Reproduce verbatim the lines up to and including the one with "</style></head><body>", starting from the first.

— START —

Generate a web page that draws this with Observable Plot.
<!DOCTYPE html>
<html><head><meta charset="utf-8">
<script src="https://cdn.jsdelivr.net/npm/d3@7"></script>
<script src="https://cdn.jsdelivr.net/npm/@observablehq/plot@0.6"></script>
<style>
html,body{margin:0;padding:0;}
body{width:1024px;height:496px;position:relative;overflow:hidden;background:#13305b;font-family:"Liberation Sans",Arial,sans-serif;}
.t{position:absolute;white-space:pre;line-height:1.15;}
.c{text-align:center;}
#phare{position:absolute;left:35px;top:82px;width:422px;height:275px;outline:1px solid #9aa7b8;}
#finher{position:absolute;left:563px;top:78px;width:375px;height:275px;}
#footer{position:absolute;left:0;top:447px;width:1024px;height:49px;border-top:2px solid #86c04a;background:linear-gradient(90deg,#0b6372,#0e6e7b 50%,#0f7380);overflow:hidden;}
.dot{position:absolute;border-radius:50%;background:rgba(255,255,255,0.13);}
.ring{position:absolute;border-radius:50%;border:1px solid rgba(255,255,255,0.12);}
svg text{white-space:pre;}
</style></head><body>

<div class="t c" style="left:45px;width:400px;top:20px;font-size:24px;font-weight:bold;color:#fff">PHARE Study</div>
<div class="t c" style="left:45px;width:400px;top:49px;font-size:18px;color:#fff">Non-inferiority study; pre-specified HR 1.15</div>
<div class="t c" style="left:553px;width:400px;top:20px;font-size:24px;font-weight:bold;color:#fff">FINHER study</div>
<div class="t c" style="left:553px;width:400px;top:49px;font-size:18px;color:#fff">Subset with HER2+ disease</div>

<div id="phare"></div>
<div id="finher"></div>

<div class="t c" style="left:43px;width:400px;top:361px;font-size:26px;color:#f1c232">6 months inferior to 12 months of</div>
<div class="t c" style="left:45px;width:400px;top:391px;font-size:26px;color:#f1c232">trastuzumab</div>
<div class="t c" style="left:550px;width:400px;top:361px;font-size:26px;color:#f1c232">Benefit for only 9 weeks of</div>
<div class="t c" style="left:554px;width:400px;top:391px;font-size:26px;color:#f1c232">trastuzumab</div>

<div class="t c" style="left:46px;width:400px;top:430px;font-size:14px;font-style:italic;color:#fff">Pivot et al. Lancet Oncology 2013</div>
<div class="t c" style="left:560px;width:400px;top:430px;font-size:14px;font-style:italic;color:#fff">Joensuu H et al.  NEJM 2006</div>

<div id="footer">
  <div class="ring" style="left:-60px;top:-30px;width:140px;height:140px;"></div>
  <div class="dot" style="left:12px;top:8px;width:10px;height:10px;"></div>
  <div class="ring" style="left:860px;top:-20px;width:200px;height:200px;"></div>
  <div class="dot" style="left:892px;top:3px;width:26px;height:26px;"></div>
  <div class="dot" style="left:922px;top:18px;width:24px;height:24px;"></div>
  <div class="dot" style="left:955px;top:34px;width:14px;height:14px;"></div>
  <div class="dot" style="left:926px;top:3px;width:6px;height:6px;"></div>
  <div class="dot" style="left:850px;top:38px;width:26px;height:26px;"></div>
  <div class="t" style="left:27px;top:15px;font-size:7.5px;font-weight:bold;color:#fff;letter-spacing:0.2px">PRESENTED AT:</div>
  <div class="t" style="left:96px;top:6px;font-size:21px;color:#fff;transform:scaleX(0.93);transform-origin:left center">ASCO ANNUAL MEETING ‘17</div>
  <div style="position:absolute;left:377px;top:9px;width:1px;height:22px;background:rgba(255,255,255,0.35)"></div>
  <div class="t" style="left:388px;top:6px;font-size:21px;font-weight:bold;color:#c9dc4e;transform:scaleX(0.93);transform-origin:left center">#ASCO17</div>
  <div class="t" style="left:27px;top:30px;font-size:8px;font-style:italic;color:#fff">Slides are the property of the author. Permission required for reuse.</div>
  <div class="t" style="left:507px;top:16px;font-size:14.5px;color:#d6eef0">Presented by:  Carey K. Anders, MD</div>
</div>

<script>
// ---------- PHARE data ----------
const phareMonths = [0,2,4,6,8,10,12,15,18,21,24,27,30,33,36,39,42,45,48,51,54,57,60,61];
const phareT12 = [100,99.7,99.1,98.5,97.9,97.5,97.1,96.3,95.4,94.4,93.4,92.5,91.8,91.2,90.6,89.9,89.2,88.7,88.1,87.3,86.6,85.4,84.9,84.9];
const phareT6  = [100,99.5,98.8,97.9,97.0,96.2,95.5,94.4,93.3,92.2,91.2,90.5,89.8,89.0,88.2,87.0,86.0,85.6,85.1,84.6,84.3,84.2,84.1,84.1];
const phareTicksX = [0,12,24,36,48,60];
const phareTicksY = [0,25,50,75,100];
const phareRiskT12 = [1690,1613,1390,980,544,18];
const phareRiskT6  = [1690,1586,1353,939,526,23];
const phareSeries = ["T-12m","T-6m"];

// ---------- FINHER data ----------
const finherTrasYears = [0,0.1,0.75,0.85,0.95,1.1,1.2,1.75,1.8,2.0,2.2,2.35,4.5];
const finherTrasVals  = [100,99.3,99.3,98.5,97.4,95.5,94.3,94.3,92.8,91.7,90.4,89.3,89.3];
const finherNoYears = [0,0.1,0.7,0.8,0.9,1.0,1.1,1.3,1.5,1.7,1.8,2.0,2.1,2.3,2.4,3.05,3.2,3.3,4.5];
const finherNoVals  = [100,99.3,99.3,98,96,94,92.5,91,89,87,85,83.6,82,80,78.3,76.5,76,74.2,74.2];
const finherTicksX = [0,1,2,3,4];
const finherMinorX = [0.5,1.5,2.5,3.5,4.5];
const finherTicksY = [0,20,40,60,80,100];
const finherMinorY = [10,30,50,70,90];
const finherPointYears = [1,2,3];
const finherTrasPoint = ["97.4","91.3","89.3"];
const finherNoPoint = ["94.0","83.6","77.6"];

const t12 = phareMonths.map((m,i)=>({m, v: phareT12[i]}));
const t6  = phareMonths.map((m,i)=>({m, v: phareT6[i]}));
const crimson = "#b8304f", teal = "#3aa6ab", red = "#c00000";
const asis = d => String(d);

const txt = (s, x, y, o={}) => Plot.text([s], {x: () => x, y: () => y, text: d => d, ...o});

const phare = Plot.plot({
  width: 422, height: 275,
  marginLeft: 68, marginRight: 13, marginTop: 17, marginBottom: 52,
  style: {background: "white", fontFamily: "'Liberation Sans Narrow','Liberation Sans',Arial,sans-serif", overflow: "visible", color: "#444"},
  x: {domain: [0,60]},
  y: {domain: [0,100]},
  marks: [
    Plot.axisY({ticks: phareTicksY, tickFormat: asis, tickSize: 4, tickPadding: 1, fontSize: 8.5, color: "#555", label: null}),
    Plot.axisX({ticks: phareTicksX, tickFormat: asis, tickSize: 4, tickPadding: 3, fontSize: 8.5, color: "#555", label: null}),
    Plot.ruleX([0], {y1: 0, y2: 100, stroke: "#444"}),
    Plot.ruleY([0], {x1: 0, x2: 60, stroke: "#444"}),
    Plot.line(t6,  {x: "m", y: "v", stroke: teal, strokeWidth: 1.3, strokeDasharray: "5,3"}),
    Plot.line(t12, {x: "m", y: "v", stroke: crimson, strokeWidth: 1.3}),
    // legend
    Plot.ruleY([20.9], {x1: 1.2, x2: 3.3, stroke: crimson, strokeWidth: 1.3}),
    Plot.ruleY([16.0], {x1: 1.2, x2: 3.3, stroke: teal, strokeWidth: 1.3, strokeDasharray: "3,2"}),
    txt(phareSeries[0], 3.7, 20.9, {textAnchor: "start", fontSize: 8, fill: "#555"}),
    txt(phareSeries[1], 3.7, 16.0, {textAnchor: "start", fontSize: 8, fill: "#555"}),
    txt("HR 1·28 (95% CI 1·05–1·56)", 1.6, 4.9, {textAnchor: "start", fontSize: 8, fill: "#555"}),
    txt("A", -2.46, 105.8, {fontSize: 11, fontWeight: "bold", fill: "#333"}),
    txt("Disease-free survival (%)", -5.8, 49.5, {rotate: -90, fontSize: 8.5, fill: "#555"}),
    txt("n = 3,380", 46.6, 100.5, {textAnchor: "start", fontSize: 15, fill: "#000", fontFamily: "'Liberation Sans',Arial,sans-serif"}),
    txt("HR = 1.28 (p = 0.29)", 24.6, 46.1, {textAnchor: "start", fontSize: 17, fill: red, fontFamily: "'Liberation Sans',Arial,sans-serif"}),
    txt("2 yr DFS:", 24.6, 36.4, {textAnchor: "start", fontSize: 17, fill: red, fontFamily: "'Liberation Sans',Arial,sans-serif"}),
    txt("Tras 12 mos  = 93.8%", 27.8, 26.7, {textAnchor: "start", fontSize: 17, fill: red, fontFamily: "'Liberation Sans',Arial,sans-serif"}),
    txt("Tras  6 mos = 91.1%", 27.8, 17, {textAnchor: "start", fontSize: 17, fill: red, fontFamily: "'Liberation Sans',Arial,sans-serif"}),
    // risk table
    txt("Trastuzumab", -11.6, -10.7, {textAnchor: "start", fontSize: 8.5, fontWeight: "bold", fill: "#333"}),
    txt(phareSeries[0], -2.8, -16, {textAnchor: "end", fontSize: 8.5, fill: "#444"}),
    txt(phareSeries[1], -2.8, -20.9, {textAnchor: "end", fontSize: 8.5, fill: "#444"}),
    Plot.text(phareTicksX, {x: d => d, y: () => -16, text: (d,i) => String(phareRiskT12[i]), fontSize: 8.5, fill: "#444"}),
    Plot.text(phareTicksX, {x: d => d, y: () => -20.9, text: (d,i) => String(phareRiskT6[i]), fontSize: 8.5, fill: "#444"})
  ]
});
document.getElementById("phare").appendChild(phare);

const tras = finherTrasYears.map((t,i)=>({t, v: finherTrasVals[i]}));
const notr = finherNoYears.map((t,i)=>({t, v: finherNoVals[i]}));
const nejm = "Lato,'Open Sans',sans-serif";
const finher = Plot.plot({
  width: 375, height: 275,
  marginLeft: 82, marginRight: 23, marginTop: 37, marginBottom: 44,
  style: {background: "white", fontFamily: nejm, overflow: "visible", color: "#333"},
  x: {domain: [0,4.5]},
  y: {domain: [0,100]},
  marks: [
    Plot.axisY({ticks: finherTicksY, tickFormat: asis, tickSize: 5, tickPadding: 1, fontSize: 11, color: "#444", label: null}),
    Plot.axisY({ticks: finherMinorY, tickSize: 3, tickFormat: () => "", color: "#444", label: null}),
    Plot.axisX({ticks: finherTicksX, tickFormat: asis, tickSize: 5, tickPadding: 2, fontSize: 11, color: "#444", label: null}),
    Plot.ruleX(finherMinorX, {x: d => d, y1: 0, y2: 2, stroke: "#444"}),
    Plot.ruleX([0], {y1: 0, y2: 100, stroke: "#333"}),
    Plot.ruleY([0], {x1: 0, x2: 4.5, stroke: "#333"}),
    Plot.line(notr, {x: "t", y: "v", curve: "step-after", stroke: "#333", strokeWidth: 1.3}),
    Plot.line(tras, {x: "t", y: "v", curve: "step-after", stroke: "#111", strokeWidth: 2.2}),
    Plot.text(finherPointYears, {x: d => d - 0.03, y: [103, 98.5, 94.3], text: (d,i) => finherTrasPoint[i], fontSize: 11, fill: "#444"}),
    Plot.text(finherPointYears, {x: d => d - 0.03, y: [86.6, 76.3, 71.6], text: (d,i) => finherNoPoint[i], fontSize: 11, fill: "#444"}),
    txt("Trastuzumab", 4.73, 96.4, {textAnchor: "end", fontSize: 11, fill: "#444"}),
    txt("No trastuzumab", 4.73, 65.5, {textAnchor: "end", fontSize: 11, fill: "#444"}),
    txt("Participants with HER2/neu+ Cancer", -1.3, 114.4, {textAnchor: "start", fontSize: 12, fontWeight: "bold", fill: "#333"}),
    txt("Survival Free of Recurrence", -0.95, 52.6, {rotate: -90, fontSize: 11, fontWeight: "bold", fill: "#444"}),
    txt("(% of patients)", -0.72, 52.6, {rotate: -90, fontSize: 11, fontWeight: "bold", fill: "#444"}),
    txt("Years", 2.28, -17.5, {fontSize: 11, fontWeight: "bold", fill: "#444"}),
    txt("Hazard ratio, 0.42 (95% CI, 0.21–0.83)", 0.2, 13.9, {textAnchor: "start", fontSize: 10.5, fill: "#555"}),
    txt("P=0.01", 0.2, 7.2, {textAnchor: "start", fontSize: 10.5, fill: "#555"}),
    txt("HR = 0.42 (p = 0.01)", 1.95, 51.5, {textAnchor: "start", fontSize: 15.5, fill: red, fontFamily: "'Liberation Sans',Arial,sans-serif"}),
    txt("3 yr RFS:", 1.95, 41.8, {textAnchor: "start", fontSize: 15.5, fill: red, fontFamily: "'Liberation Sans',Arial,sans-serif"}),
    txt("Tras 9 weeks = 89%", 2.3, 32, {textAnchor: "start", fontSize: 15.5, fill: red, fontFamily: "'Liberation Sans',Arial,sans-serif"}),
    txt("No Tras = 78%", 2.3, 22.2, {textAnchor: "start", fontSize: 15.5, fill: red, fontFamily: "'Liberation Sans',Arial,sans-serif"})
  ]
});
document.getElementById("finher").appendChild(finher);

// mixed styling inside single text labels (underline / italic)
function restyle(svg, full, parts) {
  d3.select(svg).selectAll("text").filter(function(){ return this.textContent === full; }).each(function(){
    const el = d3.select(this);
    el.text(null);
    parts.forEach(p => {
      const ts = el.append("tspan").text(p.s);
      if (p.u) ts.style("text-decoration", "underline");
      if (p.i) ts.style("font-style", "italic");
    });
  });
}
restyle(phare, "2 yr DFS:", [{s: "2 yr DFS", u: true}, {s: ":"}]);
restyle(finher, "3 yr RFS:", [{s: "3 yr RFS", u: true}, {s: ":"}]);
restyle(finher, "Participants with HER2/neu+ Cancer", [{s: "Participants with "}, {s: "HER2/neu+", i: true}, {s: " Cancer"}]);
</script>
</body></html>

— END —

Task result
Generate a web page that draws this with Observable Plot.
<!DOCTYPE html>
<html><head><meta charset="utf-8">
<script src="https://cdn.jsdelivr.net/npm/d3@7"></script>
<script src="https://cdn.jsdelivr.net/npm/@observablehq/plot@0.6"></script>
<style>
html,body{margin:0;padding:0;}
body{width:1024px;height:496px;position:relative;overflow:hidden;background:#13305b;font-family:"Liberation Sans",Arial,sans-serif;}
.t{position:absolute;white-space:pre;line-height:1.15;}
.c{text-align:center;}
#phare{position:absolute;left:35px;top:82px;width:422px;height:275px;outline:1px solid #9aa7b8;}
#finher{position:absolute;left:563px;top:78px;width:375px;height:275px;}
#footer{position:absolute;left:0;top:447px;width:1024px;height:49px;border-top:2px solid #86c04a;background:linear-gradient(90deg,#0b6372,#0e6e7b 50%,#0f7380);overflow:hidden;}
.dot{position:absolute;border-radius:50%;background:rgba(255,255,255,0.13);}
.ring{position:absolute;border-radius:50%;border:1px solid rgba(255,255,255,0.12);}
svg text{white-space:pre;}
</style></head><body>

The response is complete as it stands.